Less good: Even big movies like this year’s Star Wars entry are working harder to make an impression on the growing North American audience.
Or think of it this way. Movies swim in an ever-larger pool of potential ticket-buyers. So each year, a film must swallow a slightly higher number of sales to match the share consumed by comparable predecessors.

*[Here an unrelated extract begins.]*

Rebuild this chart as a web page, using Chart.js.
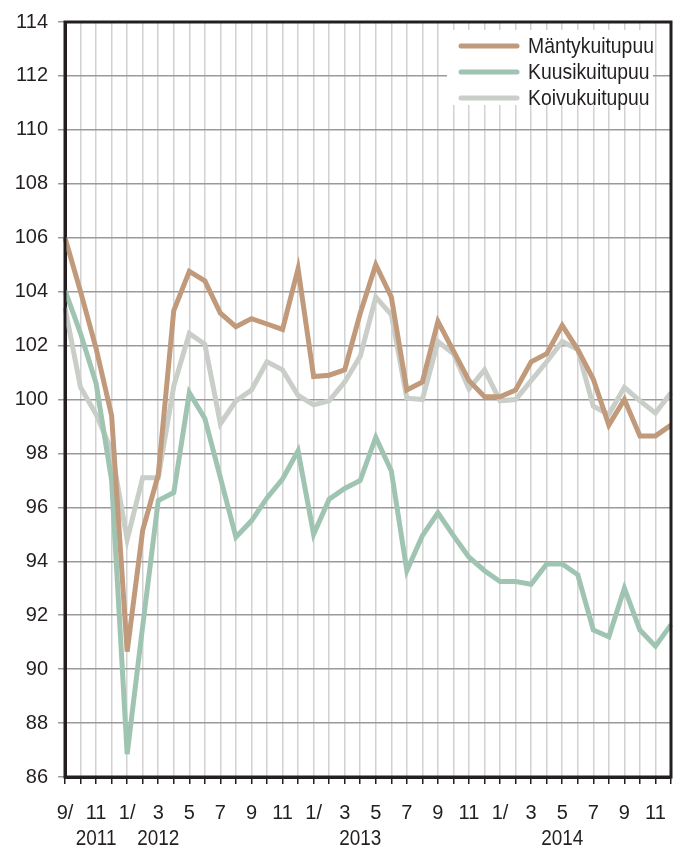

Occasionally, a film breaks out and becomes an audience-eating monster. In 2015, for instance, Disney’s Star Wars: The Force Awakens sold about 28.5 million tickets in the North American market, to set an opening weekend record, according to charts compiled by Boxofficemojo.com. That means about 8 percent of the combined U. S.-Canada population, then roughly 358 million, saw the movie when it opened. Rogue One: A Star Wars Story, by comparison, sold about 18.2 million tickets in the same market, which is probably over 360 million people this year. So the new film was seen by around 5.1 percent of the viewers, a share that is about 36 percent lower than that of its predecessor.
That Rogue One is smaller than The Force Awakens isn’t news. Disney has spent the better part of a year dousing any expectation that the spin-off would match the parent.
But audience share calculations get more interesting when you reach back a decade or two, to look at the performance of blockbusters past. In terms of opening weekend-ticket sales, for instance, Rogue One clearly edged DreamWorks Animation’s Shrek 2, which had 17.4 million domestic ticket sales when it opened in 2004. In the Boxofficemojo ranking, Rogue One ranked 17th, while Shrek 2 placed 21st in terms of opening weekend tickets sold. But Shrek 2 reached about 5.4 percent of a smaller population; so it loomed a little larger for the audience.
In 2006, Disney reached about 6.3 percent of the North American population with Pirates of the Caribbean: Dead Man’s Chest, which had about 20.7 million in opening weekend ticket sales. The film’s share was almost 24 percent higher than that of Rogue One. Similar is the gap between Rogue One and Sony’s Spider-Man, which had about 19.8 million ticket sales when it opened in 2002. That represented around 6 percent of the combined population, a share 18 percent higher than was posted by Rogue One this weekend.
Other films that reached a higher percentage of the population than Rogue One on opening weekend included The Twilight Saga: New Moon, Shrek The Third, and The Lost World: Jurassic Park, all of which had lower dollar receipts at the box-office when they opened.